Growing food will be much more challenging with climate change, especially in California, the Southwest and parts of the Great Plains, according to the U.S. government's National Climate Assessment released Tuesday.

Four years in the making, the assessment is the definitive scientific statement of current and future impacts of carbon pollution on the United States.

The projected increase in temperatures will dry out soils, making it impossible to grow food without extensive irrigation. The entire region is already in a decade-long drought that is likely to worsen. Warmer temperatures also increase evaporation rates, drying out soils even more and making irrigation less effective. Groundwater resources are also in serious decline throughout the region.

"California and the Southwest face huge water challenges," said Wolfe, one of the 300 scientists who contributed to the assessment.

"California has the perfect climate for growing food right now but it won't if gets hotter," he said.

There is little doubt California and the rest of the U.S. will get hotter unless CO2 emissions decline there and around the world.

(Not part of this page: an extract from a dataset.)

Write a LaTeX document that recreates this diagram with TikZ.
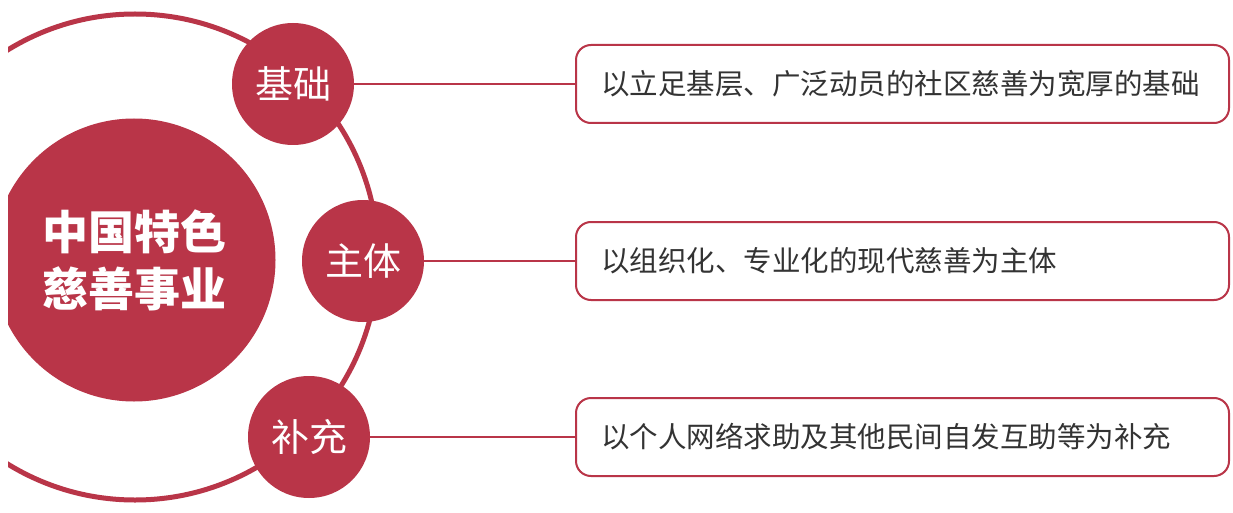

While the western half of the U.S. gets drier the eastern half, and particularly the Northeast, will get heavier rains and more flooding.

The Northeast will see increasing droughts in the summer. But when the rains come it will be in form of deluges, Wolfe said. Over the past decade the region has experienced wildly erratic winter weather. In 2012, an extremely warm winter allowed fruit crops to bloom four weeks early, only to later have a hard frost that killed the blooms, resulting in losses amounting to hundreds of millions of dollars.

"Unpredictability is the biggest challenge for farmers," Wolfe said.

He added that he's an optimist but sees a future with higher food prices, beyond what the poor can afford, and a great deal of disruption in farm communities. U.S. farmers are going to need help to adapt, in terms of education and funding.

"We have to get beyond crop insurance. Change is risky for farmers and many don't have the funds to adapt to what is coming."